The GST Bill offers a uniform tax structure which in fact enables the state and central government to monitor the tax structure. It proposes large scale tax reforms to ensure government income and the major promise of GST is the sharing of benefits of input tax reduction with the common man.
In principle, the GST is a commitment by the central government on fiscal federalism. In the initial five years the central government has to compensate the tax loss of state governments.
The reports on implementation of GST do not provide much hope to the common man. The first and foremost is the threat of price rise of essential commodities. As per media reports, the finance minister has warned companies against arbitrary price rise.
India’s experiment with fighting inflation proved that the government could not intervene in the supply side to check price rise. Photo: Reuters
It is a rare event in a country like India. The warning is primarily on assessing input tax. But it is a reality that the price of certain essential commodities will rise. Excluding luxury products, there would be an increase in the price of healthcare, rail service and rent.
A study conducted by the tax research unit, commercial tax department, Odisha, on essential mass consumption goods proved that there would be 5-6 per cent rise in essential food prices.
Such rise in prices needs to be assessed in the context of market accessibility in the country. Indian inflation assessment already proved that once prices rise, they remain stable or convert to normal price.
Only supply side intervention is effective in the country to check the rise of prices, which is dependent on institutional support. India’s experiment with fighting inflation proved that the government could not intervene in the supply side to check price rise. This is the reason why the common man trusts the government and GST.

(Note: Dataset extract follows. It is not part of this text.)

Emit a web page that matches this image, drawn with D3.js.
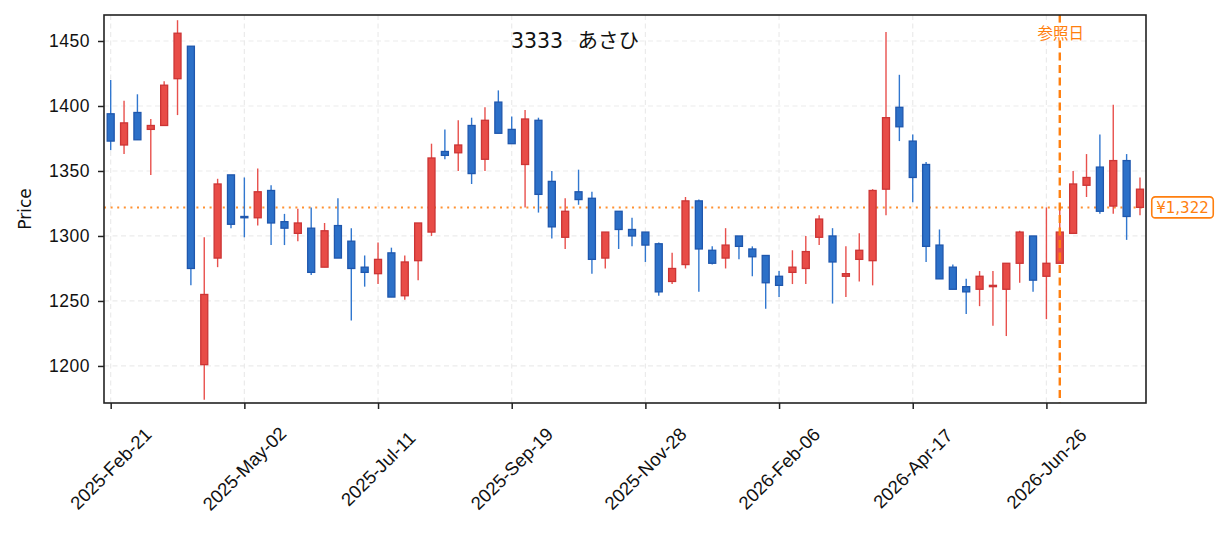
<!DOCTYPE html>
<html><head><meta charset="utf-8">
<script src="https://cdn.jsdelivr.net/npm/d3@7"></script>
<style>
html,body{margin:0;padding:0;background:#fff;}
svg{display:block;font-family:"DejaVu Sans","Noto Sans CJK JP",sans-serif;}
</style></head>
<body>
<svg id="c" width="1225" height="533"></svg>
<script>
const titleCode = "3333";
const titleName = "あさひ";
const openV  = [1394,1370,1395,1382,1385,1421,1446,1201,1283,1347,1315,1314,1335,1311,1302,1306,
1276,1308,1296,1276,1271,1287,1254,1281,1303,1365,1364,1385,1359,1403,1382,1355,
1389,1342,1299,1334,1329,1283,1319,1305,1303,1294,1265,1278,1327,1289,1283,1300,
1290,1285,1269,1272,1275,1299,1300,1269,1282,1281,1336,1399,1373,1355,1293,1276,
1261,1259,1261,1259,1279,1300,1269,1279,1302,1339,1353,1323,1358,1322];
const highV  = [1420,1404,1409,1390,1419,1466,1446,1299,1344,1347,1345,1352,1339,1317,1321,1322,
1310,1329,1306,1285,1295,1291,1285,1310,1371,1382,1389,1391,1399,1412,1392,1397,
1391,1350,1329,1351,1334,1303,1319,1314,1303,1295,1287,1330,1328,1292,1306,1300,
1292,1285,1273,1289,1300,1316,1306,1292,1302,1336,1457,1424,1378,1357,1305,1278,
1267,1273,1273,1279,1304,1300,1322,1325,1350,1363,1378,1401,1363,1345];
const lowV   = [1366,1363,1374,1347,1385,1393,1262,1174,1276,1306,1299,1308,1293,1293,1296,1270,
1276,1283,1235,1261,1263,1253,1251,1266,1300,1359,1350,1340,1350,1379,1371,1322,
1318,1298,1290,1324,1271,1275,1290,1292,1280,1254,1263,1275,1257,1278,1275,1282,
1269,1244,1253,1263,1263,1293,1248,1253,1265,1262,1316,1373,1326,1280,1267,1259,
1240,1246,1231,1223,1264,1257,1236,1279,1302,1330,1317,1317,1297,1316];
const closeV = [1373,1387,1374,1385,1416,1456,1275,1255,1340,1309,1314,1334,1310,1306,1310,1272,
1304,1283,1275,1272,1282,1253,1280,1310,1360,1362,1370,1348,1389,1379,1371,1390,
1332,1307,1319,1328,1282,1303,1305,1300,1293,1257,1275,1327,1290,1279,1293,1292,
1284,1264,1262,1276,1288,1313,1280,1271,1289,1335,1391,1384,1345,1292,1267,1259,
1257,1269,1262,1279,1303,1266,1279,1303,1340,1345,1319,1358,1315,1336];
const tickIndex  = [0,10,20,30,40,50,60,70];
const tickLabels = ["2025-Feb-21","2025-May-02","2025-Jul-11","2025-Sep-19","2025-Nov-28","2026-Feb-06","2026-Apr-17","2026-Jun-26"];
const yTicks = [1200,1250,1300,1350,1400,1450];
const refIndex = 71;
const refLabel = "参照日";
const refPrice = 1322;
const refPriceLabel = "¥1,322";
const yLabel = "Price";

const M = {l:104, r:1146, t:15, b:403};
const svg = d3.select("#c");
const n = openV.length;
const x = d3.scaleLinear().domain([-0.5, n - 1 + 0.45]).range([M.l, M.r]);
const y = d3.scaleLinear().domain([1171.5, 1470]).range([M.b, M.t]);

const UP = {fill:"#e84c47", edge:"#cc3535", wick:"#e8504c"};
const DN = {fill:"#2c70c8", edge:"#1f57ad", wick:"#3177cf"};
const ORANGE = "#ff7f0e";

// grid
const g = svg.append("g");
g.selectAll(".gy").data(yTicks).join("line")
  .attr("x1", M.l).attr("x2", M.r).attr("y1", d=>y(d)).attr("y2", d=>y(d))
  .attr("stroke", "#ebebeb").attr("stroke-width", 1.2).attr("stroke-dasharray", "5,3.5");
g.selectAll(".gx").data(tickIndex).join("line")
  .attr("x1", d=>x(d)).attr("x2", d=>x(d)).attr("y1", M.t).attr("y2", M.b)
  .attr("stroke", "#ebebeb").attr("stroke-width", 1.2).attr("stroke-dasharray", "5,3.5");

// ref price line
svg.append("line").attr("x1", M.l).attr("x2", M.r).attr("y1", y(refPrice)).attr("y2", y(refPrice))
  .attr("stroke", ORANGE).attr("stroke-width", 2).attr("stroke-dasharray", "2,4.6").attr("opacity", 0.85);

// candles
const data = d3.range(n).map(i => ({i, o:openV[i], h:highV[i], l:lowV[i], c:closeV[i]}));
const cg = svg.append("g");
const bw = 7;
data.forEach(d => {
  const col = d.c >= d.o ? UP : DN;
  cg.append("line").attr("x1", x(d.i)).attr("x2", x(d.i))
    .attr("y1", y(d.h)).attr("y2", y(d.l))
    .attr("stroke", col.wick).attr("stroke-width", 1.4);
  const top = y(Math.max(d.o, d.c)), bot = y(Math.min(d.o, d.c));
  cg.append("rect").attr("x", x(d.i) - bw/2).attr("y", top)
    .attr("width", bw).attr("height", Math.max(bot - top, 1.2))
    .attr("fill", col.fill).attr("stroke", col.edge).attr("stroke-width", 1.3);
});

// ref date line
svg.append("line").attr("x1", x(refIndex)).attr("x2", x(refIndex)).attr("y1", M.t).attr("y2", M.b)
  .attr("stroke", ORANGE).attr("stroke-width", 2.4).attr("stroke-dasharray", "8,4.5");
const rlg = svg.append("g");
const rlBg = rlg.append("rect");
const rl = rlg.append("text").attr("x", x(refIndex) + 1).attr("y", 38.5)
  .attr("text-anchor", "middle").attr("fill", ORANGE).attr("font-size", 15.5)
  .attr("font-family", "\"Noto Sans CJK JP\",sans-serif").text(refLabel);
const bb = rl.node().getBBox();
rlBg.attr("x", bb.x).attr("y", bb.y + 2).attr("width", bb.width).attr("height", bb.height - 4)
  .attr("fill", "#fff").attr("opacity", 0.8);

// frame
svg.append("rect").attr("x", M.l).attr("y", M.t).attr("width", M.r - M.l).attr("height", M.b - M.t)
  .attr("fill", "none").attr("stroke", "#222").attr("stroke-width", 1.6);

// axes
const ax = svg.append("g").attr("transform", `translate(0,${M.b})`)
  .call(d3.axisBottom(x).tickValues(tickIndex).tickFormat((d,i)=>tickLabels[i]).tickSize(6).tickPadding(4));
ax.select(".domain").remove();
ax.selectAll(".tick line").attr("stroke", "#222").attr("stroke-width", 1.5);
ax.selectAll(".tick text").attr("font-size", 18.5).attr("fill", "#111")
  .attr("text-anchor", "middle").attr("y", 0).attr("dy", "0.32em")
  .attr("transform", "translate(0,66) rotate(-45)");

const ay = svg.append("g").attr("transform", `translate(${M.l},0)`)
  .call(d3.axisLeft(y).tickValues(yTicks).tickFormat(d3.format("d")).tickSize(6).tickPadding(8));
ay.select(".domain").remove();
ay.selectAll(".tick line").attr("stroke", "#222").attr("stroke-width", 1.5);
ay.selectAll(".tick text").attr("font-size", 17.5).attr("fill", "#111").attr("letter-spacing", 0.5);

svg.append("text").attr("transform", `translate(31,${(M.t+M.b)/2}) rotate(-90)`)
  .attr("text-anchor", "middle").attr("font-size", 17).attr("fill", "#111").text(yLabel);

// title
const tt = svg.append("text").attr("x", 575).attr("y", 47.5).attr("text-anchor", "middle")
  .attr("font-size", 20.5).attr("fill", "#111");
tt.append("tspan").text(titleCode + " ");
tt.append("tspan").attr("dx", 8).text(titleName);

// price label box
const plg = svg.append("g");
const plBox = plg.append("rect");
const pl = plg.append("text").attr("x", 1182.5).attr("y", y(refPrice) + 5.5).attr("text-anchor", "middle")
  .attr("font-size", 15).attr("fill", ORANGE).text(refPriceLabel);
const pb = pl.node().getBBox();
plBox.attr("x", pb.x - 4.5).attr("y", y(refPrice) - 10.5)
  .attr("width", pb.width + 9).attr("height", 21).attr("rx", 3.5)
  .attr("fill", "#fff").attr("stroke", ORANGE).attr("stroke-width", 1.6);
</script>
</body></html>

The common man’s hope on the GST is the low input tax proposed, which theoretically reduces prices. However, Indian companies' attempt to increase prices to avoid loss in profit is going to impede efforts. The finance minister’s warning is not going to change the business attitude of the companies.
It is again dependent on how effective the implementation of GST is. Section 171 of the GST Bill proposes to set up an anti-profiteering intervention. As per the Act, “Any reduction in the rate of tax on any supply of goods or services or the benefit of input tax credit shall be passed on to the recipient by way of commensurate reduction in prices. (2) The central government may, on recommendations of the Council, by notification, constitute an Authority, or empower an existing Authority constituted under any law for the time being in force, to examine whether input tax credits availed by any registered person or the reduction in tax rate have actually resulted in a commensurate reduction in the price of goods or services or both supplied by him. (3) The Authority referred to in sub-section (2) shall exercise such powers and discharge such functions as may be prescribed."
Such an authority is yet to be constituted in the country. So it is going to be short term gain for producers. The true spirit of GST is dependent on the central government’s capability to implement the provisions of the Bill.
However, setting up an anti-profiteering agency is the least considered concern in the GST discussions. It is not a price regulating agency; instead it is a production-processing regulating agency.